The simplest of relationships often elicit the most complex emotions, as two freelance editors discover in an eloquent tale written by poet and essayist Hiraide and translated by Selland. The husband and wife, who lease a guesthouse on the grounds of an old estate in Tokyo, have lived quietly since quitting their corporate jobs to work as independent contractors, but though they spend more time together in their tiny space, they seem to communicate less and less. The terms of their lease preclude children and pets, so the couple works in semi-isolation from their home, a section of which abuts a tall wooden fence with a knothole separating the grounds from a narrow alley. The optical illusions created by the reflections of passersby walking through the narrow lane create fleeting patterns of life that vanish into thin air, and the couple dubs the path “Lightning Alley.” One day, a small cat appears in the couple’s garden, and the man discovers that the young child of a neighboring family has adopted the tiny creature and named it Chibi.
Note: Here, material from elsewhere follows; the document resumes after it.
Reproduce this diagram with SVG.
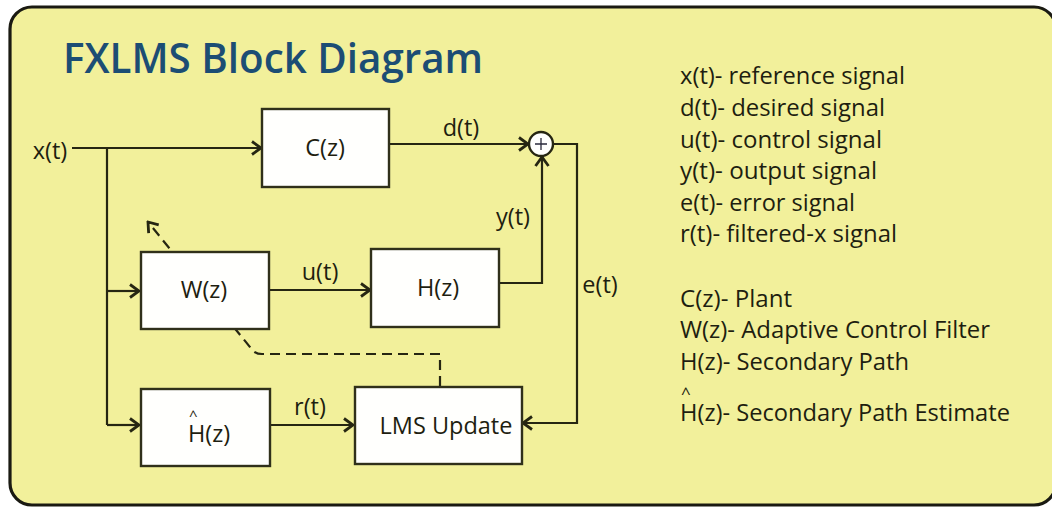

Though the cat doesn’t belong to them, the couple develops a proprietary feeling for the cat as their lives become more centered around its visits. They begin to take joy in small pleasures as the cat, always on its own terms, slips between their neighbors’ home and theirs and even explore options to remain in Chibi’s life when they’re told they must find a new place to live.
A multifaceted tale that explores love and the fragility of life; the author creates an introspective, poetic story that's deeply moving. Cat lovers may be especially moved.